The Android devices of 2014 that I can't put down
2014 was a really good year for an Android fan. We saw great phones, tablets and watches from plenty of manufacturers, and chances are no matter what you were looking for, you were able to find it.
I'm lucky (mostly) because I get to play with many of these phones, tablets and watches. They are the tools we here at AC need to do our jobs. They're like a fancy socket set that can play Candy Crush.
But of course, we all like some more than others. And that's what this is all about — my favorites from the past year. It wasn't easy to pick just a few, because I've found that just about every Android device has a thing or two going for it that makes it great. There really are no wrong choices, and your list will probably be different from mine. That's a good thing.
Here's my list of favorite Android devices.
My favorite Android smartphone — the Sony Xperia Z3 Compact
This shocks me as much as it may shock those that know me, but my top pick for an Android phone in 2014 is the Sony Xperia Z3 Compact — a phone that doesn't run "unmodified" Android. It squeezes out a win over the Moto X and the LG G3 (my other favorites) because of one thing — possibly the best thing any OEM has done in 2014 — it's a smaller device with full-size internals and performance.
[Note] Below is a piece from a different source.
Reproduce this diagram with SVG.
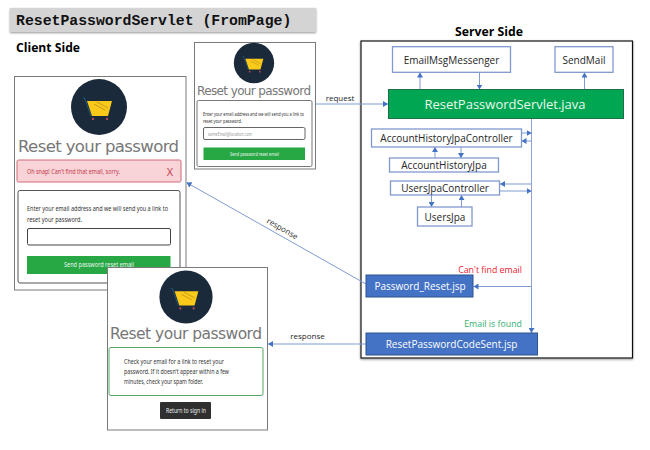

The Z3C has the same guts as it's big brother the Z3, just behind a smaller screen. That means it plays games just as well (or better due to a lower resolution), can run any intense software you throw at it, and has the oompf needed to run future versions of Android and third-party apps.
It's also beautifully built with a glass back (until it breaks, I reckon) and soft rounded edges. It's water "proof", works wonderfully with my existing Sony dock, and has an excellent camera with it's own camera button.
Of course, not everything is perfect. Sony does some things that drive me nuts — co-opting the Google Now shortcut or bugging me about a PC-required available update — but for the most part the software is usable. There's a good bit of Sony bloatware (as expected) but none of it is intrusive on the level of something like CityID you would find on carrier phones, and it was easy to disable the things I didn't want or need.
Will I still be happy with the Z3C once all the Lollipop bugs are sorted and I don't have it yet? That remains to be seen. But for now, many of us have been wanting a mid-size device with high-end specs, and Sony delivers with the Z3 Compact.
Honorable mention — The Motorola Moto X
This phone made my decision very difficult. I love the software on the Moto X — more than I like the software on the Z3C. I love the way the Moto X is built with an internal metal frame and a graceful curve. I adore the leather back (I went with black).
But I don't like the size bump.
Had Motorola kept the same size as the 2013 model, there would be no contest. I find myself switching between the Moto X and the Z3 Compact a lot, but I always end up liking the size of the Z3C better.
My favorite Android tablet of 2014 — the NVIDIA Shield Tablet
Another tough decision here. To me, there are three great choices in an Android tablet in 2014 — the Nexus 9, the Samsung Galaxy Tab S series, and the NVIDIA Shield Tablet. Each has their strengths and weaknesses (the screen on the Samsung is absolfreakinglutley amazing and the Nexus 9 CPU could power a monster truck), but the Shield Tablet edges the competition when it comes to the total package.
- It doesn't have an iPad-esque 4 x 3 aspect ratio that squeezes my movies
- It runs an almost "pure" version of Android
- It plays games like a mofo
I've realized that these are the things I want in an Android tablet. Some folks want a tablet that can act as a laptop replacement, chock full of features like the Galaxy Tab S. Some want a tablet that can be productive when working, with a traditional aspect ratio like the Nexus 9. I want a tablet I can sit on the couch and play games or surf the web with, or watch something on Netflix without a huge letterboxing effect. That's the NVIDIA Shield Tablet.
My only regret is that I have the Wifi-only model.
My favorite Android watch of 2014 — the Moto 360
All Android Wear watches have the same basic software and features, so the physical hardware is the way for manufacturers to stand out from the crowd. Sony's offering may have stand-alone GPS, or the 360 may have an ambient lighting sensor, but basically the apps and programs running on any Android Wear device are going to be the same as another.
The Moto 360 is far from perfect, but it has a look I like and feels comfortable on my wrist. That's really all I can ask for from an Android smartwatch right now. Things may change when I get more time with the ZenWatch.
2014 was a great year to be an Android fan. I have a feeling 2015 will be, too.